If You Are Not In Custody, Police Do Not Have To Read You Your Rights
A common misconception is that if police never read you your Miranda rights, then they cannot use anything against you. Miranda is only required during custodial interrogation. In other words, if the police question you and you are not “in custody” or if you voluntarily go to speak to police, they do not have to read you your rights. This may give the appearance that it will be a friendly conversation, and one that will not hurt your interests in any way. However, whether you are completely innocent of any crime or not, you go into this scenario with imperfect information.
Unlike On Television, Getting A Lawyer Does Not Make You Look Guilty
Of the thousands of clients we have represented over the years who were contacted by police to request an interview, never once has a police officer gotten upset or implied that means our client did something wrong. In fact, it is often the opposite. Police are more comfortable sharing initial information with a lawyer that they may be worried would be inappropriate or misunderstood by a lay person. Often police will be much more straightforward with the attorney, including whether or not you are being sought as a witness or a suspect, and what topic or topics they wish to question you about. Police will rarely ever have that conversation with you, preferring instead to ensure everything you’re saying is in their controlled environment.

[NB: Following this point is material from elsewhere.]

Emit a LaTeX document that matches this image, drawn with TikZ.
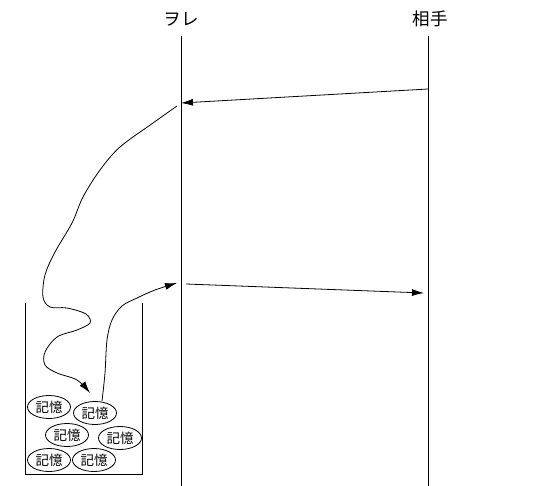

Talking To The Police May Result In Criminal Charges Even When You Are Innocent Of Anything Else
This comes into play when someone has previously given a statement. Many people remember the legal troubles Barry Bonds and Martha Stewart had. However, not nearly as many people know that they did not get in trouble for steroids or insider trading. Both were prosecuted and convicted for giving incomplete or conflicting statements.

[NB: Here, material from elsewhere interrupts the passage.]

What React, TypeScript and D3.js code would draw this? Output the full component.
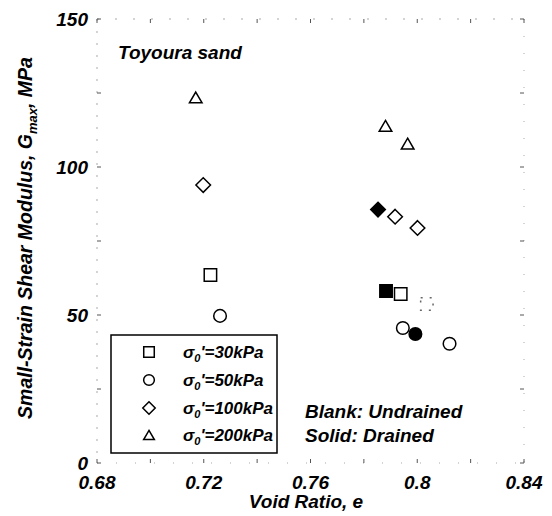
import React from "react";
import * as d3 from "d3";

// Toyoura sand: small-strain shear modulus vs void ratio
type Pt = { e: number; g: number };

const stressLevels = ["30", "50", "100", "200"]; // σ0' in kPa
const shapes = ["square", "circle", "diamond", "triangle"];

// Undrained tests (open markers), one array per confining stress
const undrained30: Pt[] = [
  { e: 0.7225, g: 63.5 },
  { e: 0.7938, g: 57.1 },
];
const undrained30Faint: Pt[] = [{ e: 0.8036, g: 53.7 }];
const undrained50: Pt[] = [
  { e: 0.7261, g: 49.7 },
  { e: 0.7946, g: 45.6 },
  { e: 0.8121, g: 40.3 },
];
const undrained100: Pt[] = [
  { e: 0.7198, g: 93.9 },
  { e: 0.7917, g: 83.2 },
  { e: 0.8001, g: 79.4 },
];
const undrained200: Pt[] = [
  { e: 0.717, g: 123.5 },
  { e: 0.7881, g: 113.9 },
  { e: 0.7964, g: 107.9 },
];

// Drained tests (solid markers)
const drained30: Pt[] = [{ e: 0.7883, g: 58.1 }];
const drained50: Pt[] = [{ e: 0.7993, g: 43.6 }];
const drained100: Pt[] = [{ e: 0.7853, g: 85.6 }];

const xTicks = [0.68, 0.72, 0.76, 0.8, 0.84];
const xTickLabels = ["0.68", "0.72", "0.76", "0.8", "0.84"];
const xMinorTicks = [0.68, 0.7, 0.72, 0.74, 0.76, 0.78, 0.8, 0.82, 0.84];
const yTicks = [0, 50, 100, 150];
const yMinorTicks = [0, 25, 50, 75, 100, 125, 150];

const W = 552;
const H = 516;
const FONT = "'Liberation Sans', Arial, sans-serif";

const x = d3.scaleLinear().domain([0.68, 0.84]).range([97, 524]);
const y = d3.scaleLinear().domain([0, 150]).range([463, 19]);

function markerPath(shape: string, cx: number, cy: number): string {
  const p = d3.path();
  if (shape === "square") {
    const h = 6.2;
    p.rect(cx - h, cy - h, 2 * h, 2 * h);
  } else if (shape === "circle") {
    p.arc(cx, cy, 6.3, 0, Math.PI * 2);
    p.closePath();
  } else if (shape === "diamond") {
    const h = 7.3;
    p.moveTo(cx, cy - h);
    p.lineTo(cx + h, cy);
    p.lineTo(cx, cy + h);
    p.lineTo(cx - h, cy);
    p.closePath();
  } else {
    const hw = 6.3;
    const hh = 5.4;
    p.moveTo(cx, cy - hh);
    p.lineTo(cx + hw, cy + hh);
    p.lineTo(cx - hw, cy + hh);
    p.closePath();
  }
  return p.toString();
}

function Marker({ shape, cx, cy, filled, dash, color = "#000", scale = 1 }: {
  shape: string; cx: number; cy: number; filled?: boolean; dash?: string; color?: string; scale?: number;
}) {
  return (
    <path
      d={markerPath(shape, 0, 0)}
      transform={`translate(${cx},${cy}) scale(${scale})`}
      fill={filled ? color : "#fff"}
      stroke={color}
      strokeWidth={1.5 / scale}
      strokeDasharray={dash}
    />
  );
}

export default function App() {
  const openSeries: [string, Pt[]][] = [
    ["square", undrained30],
    ["circle", undrained50],
    ["diamond", undrained100],
    ["triangle", undrained200],
  ];
  const solidSeries: [string, Pt[]][] = [
    ["square", drained30],
    ["circle", drained50],
    ["diamond", drained100],
  ];

  const legendX = 111;
  const legendY = 335;
  const legendW = 166;
  const legendH = 118;
  const rowY = [352, 380, 408, 435];

  return (
    <svg width={W} height={H} style={{ position: "absolute", left: 0, top: 0, background: "#fff" }}>
      {/* faint frame and ticks */}
      <g stroke="#aaa" strokeWidth={1}>
        <line x1={x(0.68)} x2={x(0.68)} y1={y(150)} y2={y(0)} strokeDasharray="2 10" />
        <line x1={x(0.84)} x2={x(0.84)} y1={y(150)} y2={y(0)} strokeDasharray="1 16" />
        <line x1={x(0.68)} x2={x(0.84)} y1={y(150)} y2={y(150)} strokeDasharray="2 16" />
        <line x1={x(0.68)} x2={x(0.84)} y1={y(0)} y2={y(0)} strokeDasharray="1 18" />
      </g>
      <g stroke="#555" strokeWidth={1}>
        {xMinorTicks.map((t) => (
          <g key={`xt${t}`}>
            <line x1={x(t)} x2={x(t)} y1={y(0)} y2={y(0) - 4} />
            <line x1={x(t)} x2={x(t)} y1={y(150)} y2={y(150) + 4} />
          </g>
        ))}
        {yMinorTicks.map((t) => (
          <g key={`yt${t}`}>
            <line x1={x(0.68)} x2={x(0.68) + 4} y1={y(t)} y2={y(t)} />
            <line x1={x(0.84)} x2={x(0.84) - 4} y1={y(t)} y2={y(t)} />
          </g>
        ))}
      </g>

      {/* tick labels */}
      <g fontFamily={FONT} fontWeight="bold" fontStyle="italic" fontSize={19} fill="#000">
        {xTicks.map((t, i) => (
          <text key={`xl${t}`} x={x(t)} y={489} textAnchor="middle">
            {xTickLabels[i]}
          </text>
        ))}
        {yTicks.map((t) => (
          <text key={`yl${t}`} x={88} y={y(t) + 7} textAnchor="end">
            {t}
          </text>
        ))}
      </g>

      {/* axis titles */}
      <text x={306} y={508} textAnchor="middle" fontFamily={FONT} fontWeight="bold" fontStyle="italic" fontSize={19}>
        Void Ratio, e
      </text>
      <text
        transform={`translate(32,238) rotate(-90)`}
        textAnchor="middle"
        fontFamily={FONT}
        fontWeight="bold"
        fontStyle="italic"
        fontSize={19.5}
      >
        Small-Strain Shear Modulus, G
        <tspan fontSize={13} dy={5}>max</tspan>
        <tspan dy={-5}>, MPa</tspan>
      </text>

      {/* annotations */}
      <g fontFamily={FONT} fontWeight="bold" fontStyle="italic" fontSize={19}>
        <text x={118} y={59}>Toyoura sand</text>
        <text x={305} y={418}>Blank: Undrained</text>
        <text x={305} y={442}>Solid: Drained</text>
      </g>

      {/* legend */}
      <rect x={legendX} y={legendY} width={legendW} height={legendH} fill="#fff" stroke="#000" strokeWidth={1.5} />
      {stressLevels.map((s, i) => (
        <g key={`lg${s}`}>
          <Marker shape={shapes[i]} cx={149} cy={rowY[i]} scale={0.85} />
          <text x={183} y={rowY[i] + 6} fontFamily={FONT} fontWeight="bold" fontStyle="italic" fontSize={17}>
            σ<tspan fontSize={11} dy={4}>0</tspan>
            <tspan dy={-4}>'={s}kPa</tspan>
          </text>
        </g>
      ))}

      {/* data markers */}
      {openSeries.map(([shape, pts]) =>
        pts.map((d, i) => <Marker key={`o${shape}${i}`} shape={shape} cx={x(d.e)} cy={y(d.g)} />)
      )}
      {undrained30Faint.map((d, i) => (
        <Marker key={`f${i}`} shape="square" cx={x(d.e)} cy={y(d.g)} dash="2 7" color="#666" />
      ))}
      {solidSeries.map(([shape, pts]) =>
        pts.map((d, i) => <Marker key={`s${shape}${i}`} shape={shape} cx={x(d.e)} cy={y(d.g)} filled />)
      )}
    </svg>
  );
}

It is completely reasonable to make a mistake when you give a statement. Memories can be off, you could be confused, or any number of other reasons could mean that you gave wrong information without any bad purpose. However, alone with police, you may be stuck, answer wrong again, which now is a knowing lie, or correct the error and now you have given two conflicting answers which not only looks improper but may be a form of false statement worthy of a criminal charge.
A lawyer will ensure that prior to any questioning, you be allowed to review any prior statements with your lawyer confidentially, so you can be comfortable that either it is correct, or if any part is not, how to appropriately respond to that in a way that avoids a potential criminal charge.

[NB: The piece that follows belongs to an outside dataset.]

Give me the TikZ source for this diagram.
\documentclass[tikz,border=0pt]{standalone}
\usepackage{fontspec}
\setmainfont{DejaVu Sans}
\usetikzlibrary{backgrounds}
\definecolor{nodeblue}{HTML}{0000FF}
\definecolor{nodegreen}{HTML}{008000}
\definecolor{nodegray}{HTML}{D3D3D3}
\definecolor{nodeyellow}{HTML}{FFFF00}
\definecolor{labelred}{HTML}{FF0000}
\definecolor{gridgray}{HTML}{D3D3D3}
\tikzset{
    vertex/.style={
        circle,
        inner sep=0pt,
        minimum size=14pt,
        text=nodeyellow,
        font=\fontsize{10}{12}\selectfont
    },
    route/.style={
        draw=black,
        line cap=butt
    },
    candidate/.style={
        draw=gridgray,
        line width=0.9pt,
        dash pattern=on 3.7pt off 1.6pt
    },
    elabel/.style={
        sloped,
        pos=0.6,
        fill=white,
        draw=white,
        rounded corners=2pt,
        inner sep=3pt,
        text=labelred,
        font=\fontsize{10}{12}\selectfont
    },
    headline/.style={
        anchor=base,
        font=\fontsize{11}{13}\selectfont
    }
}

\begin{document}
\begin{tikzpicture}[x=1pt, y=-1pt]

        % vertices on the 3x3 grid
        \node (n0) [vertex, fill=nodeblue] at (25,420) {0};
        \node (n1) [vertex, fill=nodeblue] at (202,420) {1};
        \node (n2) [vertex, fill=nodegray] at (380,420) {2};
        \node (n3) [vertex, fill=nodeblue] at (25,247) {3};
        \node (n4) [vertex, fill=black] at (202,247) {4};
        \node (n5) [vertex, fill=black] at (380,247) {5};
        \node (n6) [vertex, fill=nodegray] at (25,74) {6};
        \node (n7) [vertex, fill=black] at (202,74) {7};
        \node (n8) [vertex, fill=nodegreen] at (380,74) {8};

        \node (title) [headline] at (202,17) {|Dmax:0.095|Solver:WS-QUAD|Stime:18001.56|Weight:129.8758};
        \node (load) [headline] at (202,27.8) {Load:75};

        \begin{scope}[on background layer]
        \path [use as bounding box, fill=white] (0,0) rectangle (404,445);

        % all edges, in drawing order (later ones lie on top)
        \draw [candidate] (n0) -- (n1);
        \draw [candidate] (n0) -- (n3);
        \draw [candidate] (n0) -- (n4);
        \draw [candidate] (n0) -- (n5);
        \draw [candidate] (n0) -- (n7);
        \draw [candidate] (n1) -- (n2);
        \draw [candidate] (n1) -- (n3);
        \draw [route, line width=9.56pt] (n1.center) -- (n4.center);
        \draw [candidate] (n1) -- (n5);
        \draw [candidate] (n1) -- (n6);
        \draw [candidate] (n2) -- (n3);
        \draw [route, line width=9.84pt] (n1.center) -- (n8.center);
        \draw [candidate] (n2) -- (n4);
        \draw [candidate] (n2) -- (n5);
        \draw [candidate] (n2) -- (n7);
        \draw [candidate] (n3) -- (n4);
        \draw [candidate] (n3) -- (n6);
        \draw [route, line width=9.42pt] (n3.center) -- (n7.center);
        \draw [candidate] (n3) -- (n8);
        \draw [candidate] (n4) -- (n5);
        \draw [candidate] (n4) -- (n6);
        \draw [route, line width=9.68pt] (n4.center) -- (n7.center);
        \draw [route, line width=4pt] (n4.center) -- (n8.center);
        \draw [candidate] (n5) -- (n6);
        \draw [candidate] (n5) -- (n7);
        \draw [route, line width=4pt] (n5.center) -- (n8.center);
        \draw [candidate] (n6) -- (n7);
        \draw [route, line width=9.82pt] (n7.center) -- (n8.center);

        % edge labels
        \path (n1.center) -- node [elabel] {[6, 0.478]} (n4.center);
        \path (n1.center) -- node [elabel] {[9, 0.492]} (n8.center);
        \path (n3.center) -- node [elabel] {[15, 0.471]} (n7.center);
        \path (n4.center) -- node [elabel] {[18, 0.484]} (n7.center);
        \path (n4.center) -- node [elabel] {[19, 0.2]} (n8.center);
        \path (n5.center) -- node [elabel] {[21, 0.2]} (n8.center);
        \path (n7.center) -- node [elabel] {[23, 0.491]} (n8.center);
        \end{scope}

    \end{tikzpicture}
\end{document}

If You Did Do Something Wrong, Talking Or Explaining What Happened To The Police Will Not Help You
It is very normal for a person to think talking to the police is like any other situation. Yes, I made a mistake, I can apologize, or explain it, or make things right, and everything will be ok. That is not what will occur. Instead, an apology is as good as a confession, because a juror always believes that no one would apologize for something they did not do.
If you did something wrong, made a mistake, or committed a crime, the absolute worst thing you can do is speak to police without a lawyer. It is extremely unlikely that an officer with probable cause that you committed a crime will not file charges because you were very cooperative in your confession or gave a great explanation why. In these cases, the best answer is usually having your lawyer politely decline any interview on your behalf, and in the event officers move forward with charges, set up a time and place for you to self-surrender with your lawyer present. It may be scary to imagine being charged, but if it is going to happen, it will not be stopped by you giving an explanation. Having a lawyer on your side will ensure you are protected during this process and that you are spared the trauma of having an arrest warrant executed at your home or worse, your job.